Printed titles by Cicero per half-decade, 1501-1600

This all comes with a few caveats, of course. If the GND is lacking a death date for a relevant author, our search will miss him or her. And the precise mechanism through which an increase in Reformation-related printing would cause a decline in editions of classical authors remains murky at best. On the other hand, it only took a few minutes to see some initial results rather than a few months, and it points towards some interesting areas to look into.

Friday, February 7, 2014

It came from the Personennormdatei

One of the things that makes VD16/17 the most important bibliographic database of early printing at the moment is how authors and contributors are hooked into the Personennormdatei (PND) of the Deutsche Nationalbibliothek. Thus authorial names appear in standardized spelling and are clearly disambiguated. Among all the databases I regularly work with, VD16/17 is the one whose technological framework I'd like to see more widely adopted. There are of course some duplications and other problems, but these can be resolved with time.

Until they are resolved, however, VD16 and the PND will contain a few surprises. For example:

Oldest VD16 author tells all
Bernhard Schmid, author of VD16 S 3129, lives to 157 years of age!
(Year of death should be 1592.)

Time traveler from the sixteenth century
Leonhard Lechner: born in 1553, dies in 1906!
(Year of death, 1606, correct in PND HTML format, but listed as 1906 in RDF format.)

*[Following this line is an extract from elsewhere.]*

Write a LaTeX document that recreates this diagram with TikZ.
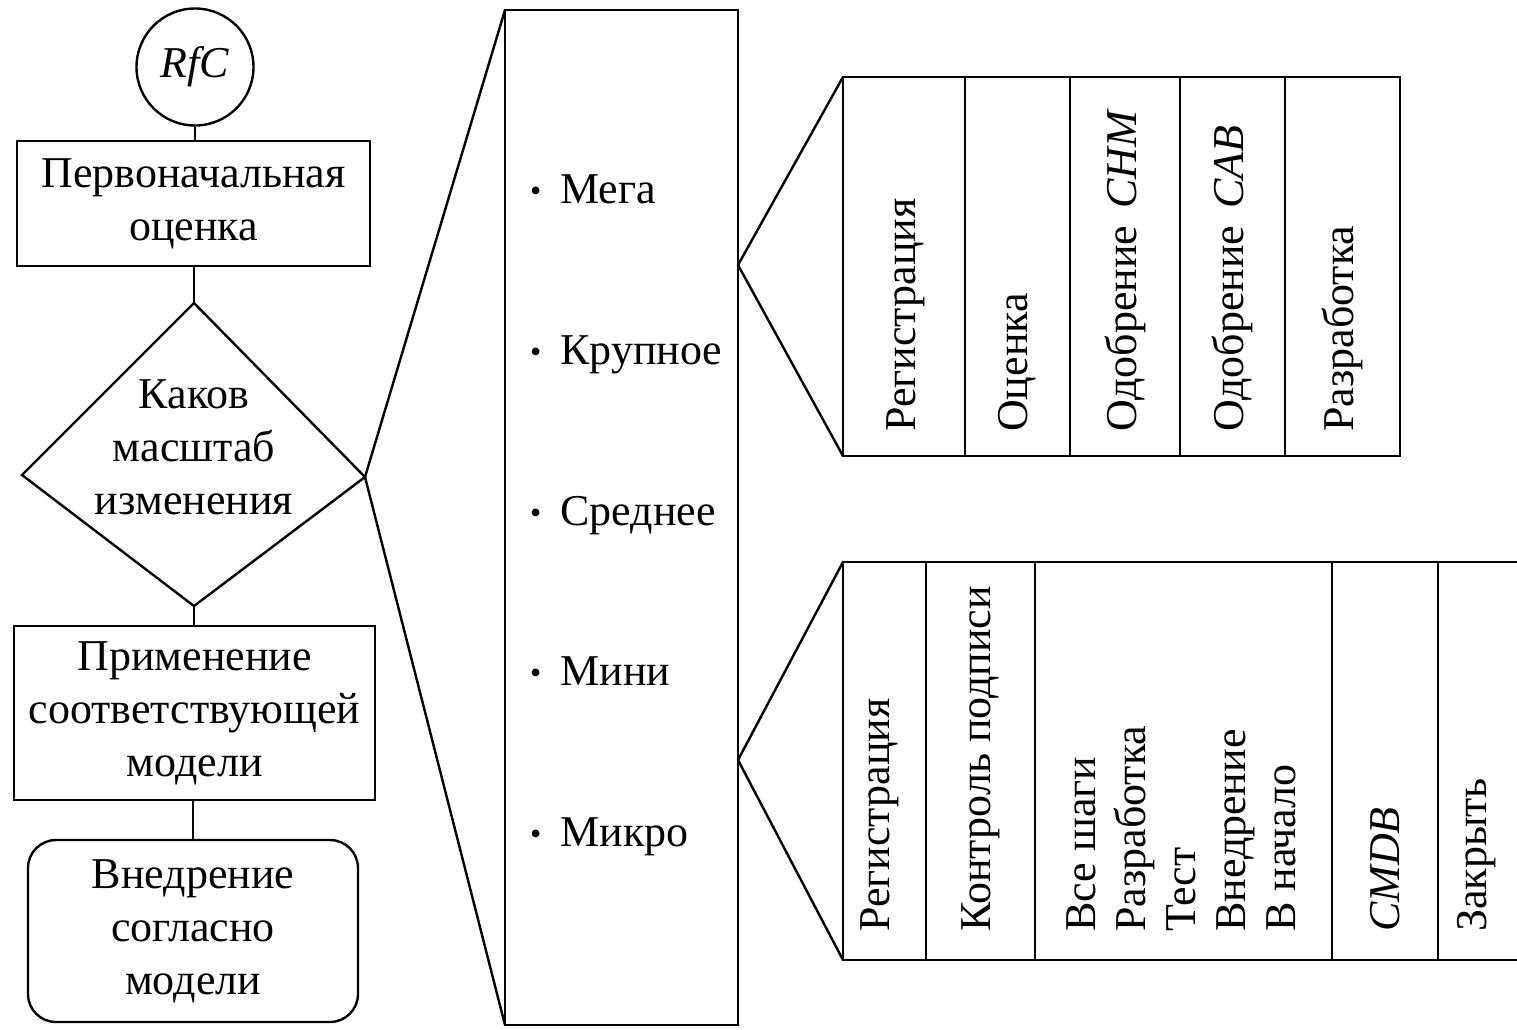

Time traveling astrologer from the twentieth century
Leonhardt Thurneysser zum Thurn born in 1931, dies in 1596!
(As above, correct in HTML but wrong birth year in RDF format.)

Time traveling pope
VD16 H 2143, including (as VD16 J 675) the elegies of Pope John XXIII (1881-1963)!
(I suspect they really meant to link to the antipope of that name.)

The negative man
Kaspar Jungermann, author of VD16 ZV 8792, has come unstuck in time: born in 1567, died in 1537!
(Correct in HTML, but with birth and death years reversed in RDF format.)